__Required task__. Type out the data exactly as given. Skip any image.

__The data__.
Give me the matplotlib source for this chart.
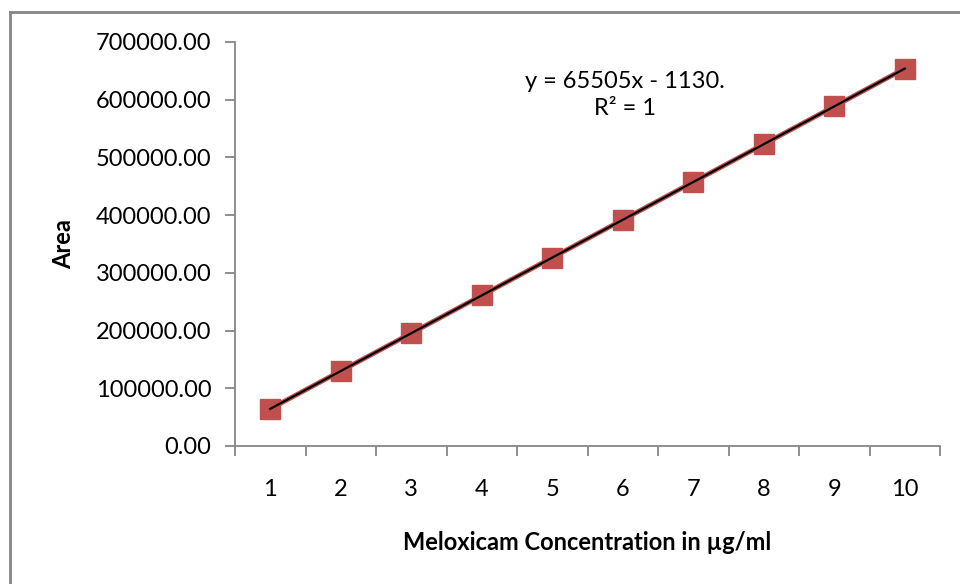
import numpy as np
import matplotlib
matplotlib.use("Agg")
import matplotlib.pyplot as plt
from matplotlib.lines import Line2D

# -----------------------------
# Data
# -----------------------------
concentration = [1, 2, 3, 4, 5, 6, 7, 8, 9, 10]
area = [64400, 129900, 195400, 260900, 326400, 391900, 457400, 522900, 588400, 653900]
y_ticks = [0, 100000, 200000, 300000, 400000, 500000, 600000, 700000]

equation_text = "y = 65505x - 1130.\nR\u00b2 = 1"

plt.rcParams["font.family"] = ["Lato", "DejaVu Sans"]

red = "#C0504D"
axis_grey = "#868686"
W, H = 960, 584

fig = plt.figure(figsize=(9.6, 5.84), dpi=100)
ax = fig.add_axes([235 / W, 1 - 446 / H, (940 - 235) / W, (446 - 42) / H])

pos = np.arange(1, len(concentration) + 1)

# series line + markers
ax.plot(pos, area, color=red, linewidth=3.5, marker="s", markersize=14.5,
        markerfacecolor=red, markeredgecolor=red, zorder=3)

# linear trendline
slope, intercept = np.polyfit(pos, area, 1)
ax.plot(pos, slope * pos + intercept, color="black", linewidth=1.6, zorder=4)

fig.text(625 / W, 1 - 95 / H, equation_text, ha="center", va="center",
         fontsize=17, linespacing=1.4)

# axes
ax.set_xlim(0.5, len(concentration) + 0.5)
ax.set_ylim(0, 700000)
ax.set_yticks(y_ticks)
ax.set_yticklabels([f"{v:.2f}" for v in y_ticks], fontsize=17)

ax.set_xticks(np.arange(0.5, len(concentration) + 1, 1))
ax.set_xticklabels([])
ax.set_xticks(pos, minor=True)
ax.set_xticklabels([str(c) for c in concentration], minor=True, fontsize=17)
ax.tick_params(axis="x", which="minor", length=0, pad=24)
ax.tick_params(axis="x", which="major", length=7, width=1.3, color=axis_grey, direction="out")
ax.tick_params(axis="y", length=7, width=1.3, color=axis_grey, direction="out", pad=10)

for side in ["top", "right"]:
    ax.spines[side].set_visible(False)
for side in ["left", "bottom"]:
    ax.spines[side].set_color(axis_grey)
    ax.spines[side].set_linewidth(1.3)

ax.set_xlabel("Meloxicam Concentration in \u00b5g/ml", fontsize=17, fontweight="bold", labelpad=22)
ax.set_ylabel("Area", fontsize=17, fontweight="bold", labelpad=15)

# chart frame (only top and left edges visible)
fig.add_artist(Line2D([9.5 / W, 9.5 / W], [0, 1 - 11.5 / H],
                      transform=fig.transFigure, color=axis_grey, linewidth=2))
fig.add_artist(Line2D([9.5 / W, 1], [1 - 11.5 / H, 1 - 11.5 / H],
                      transform=fig.transFigure, color=axis_grey, linewidth=2))

plt.savefig("out.png", dpi=100)
plt.close()
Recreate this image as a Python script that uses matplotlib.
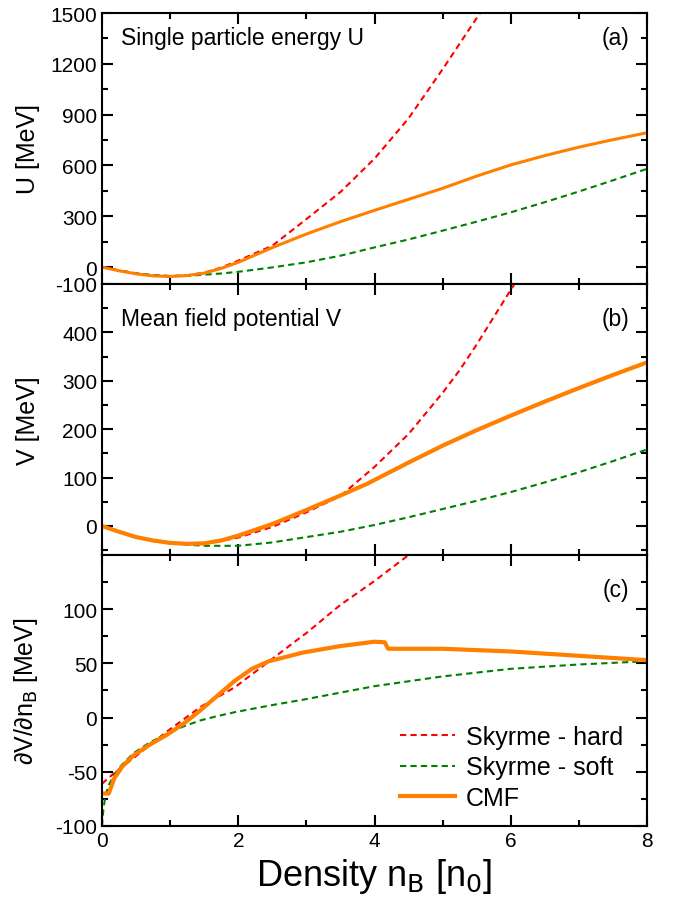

__Written answer__.
Give me the matplotlib source for this chart.
import numpy as np
import matplotlib
matplotlib.use("Agg")
import matplotlib.pyplot as plt
from matplotlib.lines import Line2D

# -----------------------------
# Data
# -----------------------------
concentration = [1, 2, 3, 4, 5, 6, 7, 8, 9, 10]
area = [64400, 129900, 195400, 260900, 326400, 391900, 457400, 522900, 588400, 653900]
y_ticks = [0, 100000, 200000, 300000, 400000, 500000, 600000, 700000]

equation_text = "y = 65505x - 1130.\nR\u00b2 = 1"

plt.rcParams["font.family"] = ["Lato", "DejaVu Sans"]

red = "#C0504D"
axis_grey = "#868686"
W, H = 960, 584

fig = plt.figure(figsize=(9.6, 5.84), dpi=100)
ax = fig.add_axes([235 / W, 1 - 446 / H, (940 - 235) / W, (446 - 42) / H])

pos = np.arange(1, len(concentration) + 1)

# series line + markers
ax.plot(pos, area, color=red, linewidth=3.5, marker="s", markersize=14.5,
        markerfacecolor=red, markeredgecolor=red, zorder=3)

# linear trendline
slope, intercept = np.polyfit(pos, area, 1)
ax.plot(pos, slope * pos + intercept, color="black", linewidth=1.6, zorder=4)

fig.text(625 / W, 1 - 95 / H, equation_text, ha="center", va="center",
         fontsize=17, linespacing=1.4)

# axes
ax.set_xlim(0.5, len(concentration) + 0.5)
ax.set_ylim(0, 700000)
ax.set_yticks(y_ticks)
ax.set_yticklabels([f"{v:.2f}" for v in y_ticks], fontsize=17)

ax.set_xticks(np.arange(0.5, len(concentration) + 1, 1))
ax.set_xticklabels([])
ax.set_xticks(pos, minor=True)
ax.set_xticklabels([str(c) for c in concentration], minor=True, fontsize=17)
ax.tick_params(axis="x", which="minor", length=0, pad=24)
ax.tick_params(axis="x", which="major", length=7, width=1.3, color=axis_grey, direction="out")
ax.tick_params(axis="y", length=7, width=1.3, color=axis_grey, direction="out", pad=10)

for side in ["top", "right"]:
    ax.spines[side].set_visible(False)
for side in ["left", "bottom"]:
    ax.spines[side].set_color(axis_grey)
    ax.spines[side].set_linewidth(1.3)

ax.set_xlabel("Meloxicam Concentration in \u00b5g/ml", fontsize=17, fontweight="bold", labelpad=22)
ax.set_ylabel("Area", fontsize=17, fontweight="bold", labelpad=15)

# chart frame (only top and left edges visible)
fig.add_artist(Line2D([9.5 / W, 9.5 / W], [0, 1 - 11.5 / H],
                      transform=fig.transFigure, color=axis_grey, linewidth=2))
fig.add_artist(Line2D([9.5 / W, 1], [1 - 11.5 / H, 1 - 11.5 / H],
                      transform=fig.transFigure, color=axis_grey, linewidth=2))

plt.savefig("out.png", dpi=100)
plt.close()
Recreate this image as a Python script that uses matplotlib.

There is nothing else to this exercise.